Skip all pictures, then copy the lines from the start of the data through the line with "font=font))", keeping both ends.

*** Data ***

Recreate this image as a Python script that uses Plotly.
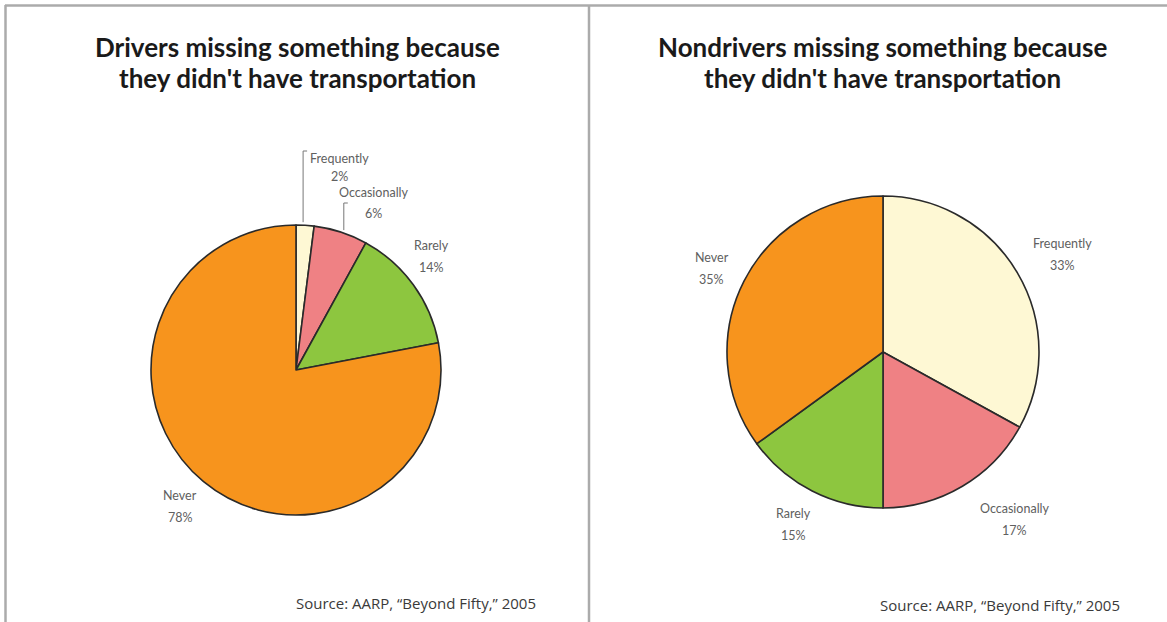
import math
import plotly.graph_objects as go

W, H = 1167, 622

categories = ["Frequently", "Occasionally", "Rarely", "Never"]
drivers = [2, 6, 14, 78]
nondrivers = [33, 17, 15, 35]
title_lines = [["Drivers missing something because", "they didn't have transportation"],
               ["Nondrivers missing something because", "they didn't have transportation"]]
source = "Source: AARP, \u201cBeyond Fifty,\u201d 2005"

colors = ["#FEF8D4", "#EF8184", "#8DC63F", "#F7941D"]

# layout: pixel geometry of each pie, and label placement (radius factor, angle nudge deg)
pies = [
    dict(values=drivers, cx=296, cy=370, r=145,
         lab=[None, None, (1.22, -3.8), (1.234, 0.8)],
         leader=[dict(top=151, name=158, pct=177, dx=36, xoff=-2),
                 dict(top=203, name=192, pct=213, dx=30, xoff=3), None, None],
         title_x=297, src_x=416, src_y=603),
    dict(values=nondrivers, cx=883, cy=352, r=156,
         lab=[(1.31, 2.1), (1.365, -7.7), (1.245, 0.4), (1.22, -1.0)],
         leader=[None] * 4,
         title_x=882, src_x=1000, src_y=605),
]

def px(x):
    return x / W

def py(y):
    return 1 - y / H

label_font = dict(family="Lato", size=12.5, color="#606060")

fig = go.Figure()
annotations = []
shapes = []

def add_text(x, y, text, font):
    annotations.append(dict(x=px(x), y=py(y), xref="paper", yref="paper",
                            text=text, showarrow=False, xanchor="center", yanchor="middle",
                            font=font))

for i, p in enumerate(pies):
    cx, cy, r = p["cx"], p["cy"], p["r"]
    fig.add_trace(go.Pie(
        labels=categories, values=p["values"], sort=False, direction="clockwise",
        rotation=0, textinfo="none", hoverinfo="label+percent",
        marker=dict(colors=colors, line=dict(color="#2a2a2a", width=1.6)),
        domain=dict(x=[px(cx - r), px(cx + r)], y=[py(cy + r), py(cy - r)]),
        showlegend=False,
    ))
    total = sum(p["values"])
    cum = 0
    for j, (cat, v) in enumerate(zip(categories, p["values"])):
        mid = (cum + v / 2) / total * 2 * math.pi
        cum += v
        ld = p["leader"][j]
        if ld is not None:
            lx = cx + r * math.sin(mid) + ld["xoff"]
            edge_y = cy - math.sqrt(max(r * r - (lx - cx) ** 2, 0))
            top = ld["top"]
            shapes.append(dict(type="path", xref="paper", yref="paper",
                               path=f"M {px(lx)},{py(edge_y - 3)} L {px(lx)},{py(top)} L {px(lx + 4)},{py(top)}",
                               line=dict(color="#777", width=1)))
            tx = lx + ld["dx"]
            add_text(tx, ld["name"], cat, label_font)
            add_text(tx, ld["pct"], f"{v}%", label_font)
        else:
            k, nudge = p["lab"][j]
            a = mid + math.radians(nudge)
            tx = cx + k * r * math.sin(a)
            ty = cy - k * r * math.cos(a)
            add_text(tx, ty - 11, cat, label_font)
            add_text(tx, ty + 11, f"{v}%", label_font)
    for line, ly in zip(title_lines[i], [47, 78]):
        add_text(p["title_x"], ly, f"<b>{line}</b>",
                 dict(family="Lato", size=26, color="#1a1a1a"))
    add_text(p["src_x"], p["src_y"], source, dict(family="Open Sans", size=15, color="#3a3a3a"))

# frame lines
for x0, y0, x1, y1 in [(5, 5.5, W, 5.5), (5.5, 5, 5.5, H), (589, 5, 589, H)]:
    shapes.append(dict(type="line", xref="paper", yref="paper",
                       x0=px(x0), y0=py(y0), x1=px(x1), y1=py(y1),
                       line=dict(color="#ababab", width=2.5)))

fig.update_layout(
    width=W, height=H, margin=dict(l=0, r=0, t=0, b=0),
    paper_bgcolor="white", plot_bgcolor="white",
    annotations=annotations, shapes=shapes,
)
fig.write_html("out.html")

***

_Solution for this exercise_
Recreate this image as a Python script that uses Plotly.
import math
import plotly.graph_objects as go

W, H = 1167, 622

categories = ["Frequently", "Occasionally", "Rarely", "Never"]
drivers = [2, 6, 14, 78]
nondrivers = [33, 17, 15, 35]
title_lines = [["Drivers missing something because", "they didn't have transportation"],
               ["Nondrivers missing something because", "they didn't have transportation"]]
source = "Source: AARP, \u201cBeyond Fifty,\u201d 2005"

colors = ["#FEF8D4", "#EF8184", "#8DC63F", "#F7941D"]

# layout: pixel geometry of each pie, and label placement (radius factor, angle nudge deg)
pies = [
    dict(values=drivers, cx=296, cy=370, r=145,
         lab=[None, None, (1.22, -3.8), (1.234, 0.8)],
         leader=[dict(top=151, name=158, pct=177, dx=36, xoff=-2),
                 dict(top=203, name=192, pct=213, dx=30, xoff=3), None, None],
         title_x=297, src_x=416, src_y=603),
    dict(values=nondrivers, cx=883, cy=352, r=156,
         lab=[(1.31, 2.1), (1.365, -7.7), (1.245, 0.4), (1.22, -1.0)],
         leader=[None] * 4,
         title_x=882, src_x=1000, src_y=605),
]

def px(x):
    return x / W

def py(y):
    return 1 - y / H

label_font = dict(family="Lato", size=12.5, color="#606060")

fig = go.Figure()
annotations = []
shapes = []

def add_text(x, y, text, font):
    annotations.append(dict(x=px(x), y=py(y), xref="paper", yref="paper",
                            text=text, showarrow=False, xanchor="center", yanchor="middle",
                            font=font))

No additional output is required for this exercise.